Daniel Lemire's blog

, 3 min read

We need more than spam filters: we need bona fide assistants!

I don’t know how other professionals behave, but if you email a researcher at 11pm or even 2am, there is a good chance he will get back to you within two minutes. Many of them are workaholic, at least as far as email goes.

According to my Google activity report, not counting spam, I receive 5000 emails a month and I send back about 1000 emails.

To preserve my mental health, I have decided to set some time aside every day for my family and for relaxing. I play video games, I read novels, and I watch TV shows (on a tablet). For this unwinding to happen, I need to avoid email in the evening. Otherwise, the work never ends.

The net result is that I have accumulated emails in the morning. So the first thing I do at 9pm is reading my emails. As I write this blog post, it is 10am and I am still grinding through emails that were sent last night. As I process these emails, more tend to appear.

The net result is that I often finish reading my morning emails at noon. The time I spend on email tends to increase, year after year.

It is not as bad as it sounds: most of my work involves writing emails anyhow. For example, much of my research is coordinated through email. Also, the emails I spend time on are truly important. They come from students, research collaborators and key colleagues.

Nevertheless, I often feel guilty. After all, giant scholars often avoid email altogether. Maybe I would produce brilliant work if only I did not spend so much time with my email.

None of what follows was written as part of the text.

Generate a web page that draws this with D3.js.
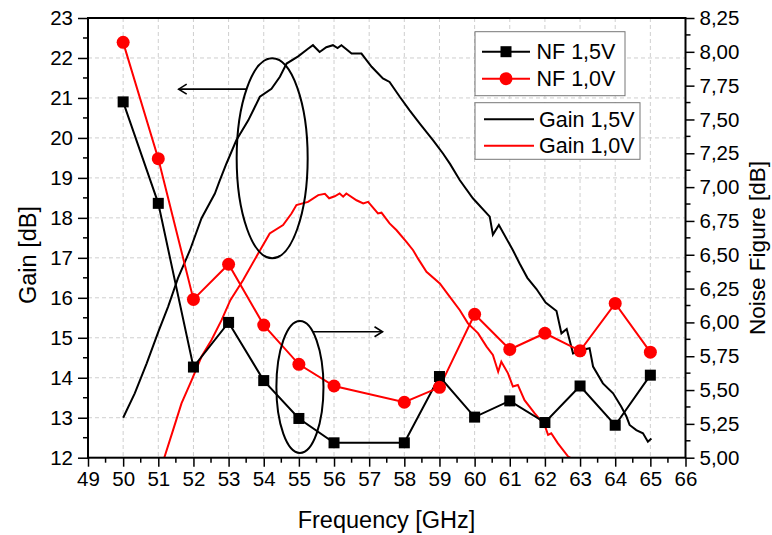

To cope, I try to process emails in batch. That is, if you email me, you can expect long delays before I answer. It can take a day or a week. This seems to violate some social convention as I routinely find that people decide that I have ignored them because I haven’t gotten back to them immediately. But if I did try to get back to everyone at once, I would morph into some kind of email robot. I would never got to write code or research papers anymore.

This being said, as the amount of interesting emails I receive keep on increasing, and people’s expectation increase, I worry. It seems that there is intense pressure to get back to more people faster. I might soon have to declare email bankruptcy. I will simply receive too many worthy emails for me to process it all.

Yes, we have fantastic spam filters. And these help a lot. And my email client (GMail) tries its best to identify the most relevant emails and put them in a priority inbox.

However, it is quite clear that we are going to need even more help. CEOs and important folks have human assistants to sort through their mail and answer common queries. Yet I am not an important person, I am just a regular Joe. Still, I too need assistants. The answer seems obvious: we need clever AIs that can process the bulk of our email.

How could this work? Let me run through some examples…

  • A lot of my students email the same queries. Very often, they are asking for more time to complete their assignments. I tend to grant these requests. A software assistant could recognize this pattern and help me process these emails with less effort.
  • When I work with a student or a collaborator on a research project, we send a lot emails back and forth. I find that we routinely “forget” about past discussions and turn in circles. Moreover, it is hard to track ongoing tasks. Who is doing what and when? If I want to cleanly archive discussion, I need to do it manually. I get no help in organizing the discussions from my email client. If I want to be reminded of a deadline, or of the need to follow-up on what a student is doing, I need to set reminders myself. Overall, email discussions are much more effort than they could be.

It seems clear that there is a huge need for more email-related AI. These problems are absurdly difficult given the current state of our knowledge, but I am depressed at how little effort seems to be put on these important practical problems.